Third, if our freedoms are to be maintained, we must become actively involved in local community affairs, politics and legal battles. As the adage goes, "Think globally, act locally." America was meant to be primarily a system of local governments, which is a far cry from the colossal federal bureaucracy we have today. Understanding what is transpiring practically in your own backyard-in one's home, neighborhood, school district, town council-and taking direct action at the local level must be the starting point.
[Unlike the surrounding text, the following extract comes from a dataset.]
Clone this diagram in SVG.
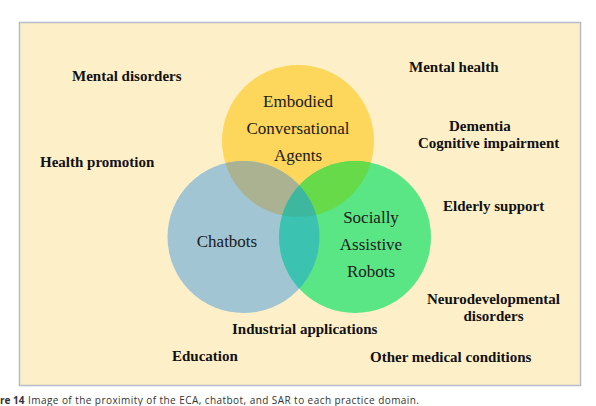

Finally, we need to focus on the very real, pressing human needs in our communities and stop funding the war machine, which is not making America safer. These endless wars have succeeded in deepening the hatred of America among our foreign enemies, enriching the corporations who have a vested interest in seeing the wars in Afghanistan and Iraq continue, and impoverishing the lower and middle classes. All the while, 45 million Americans lived in poverty in 2009, with one out of every five children living in poverty; household participation in the food stamp program has increased 20% since last year, with a record 41 million Americans on food stamps; one out of every seven mortgages in the United States was either delinquent or in foreclosure during the first quarter of 2010; 28% of all U.S. households have at least one member that is looking for a full-time job; and the number of Americans receiving long-term unemployment benefits has risen over 60 percent in just the past year.
As Martin Luther King Jr. declared in 1967, one year before being assassinated: "A nation that continues year after year to spend more money on military defense than on programs of social uplift is approaching spiritual death."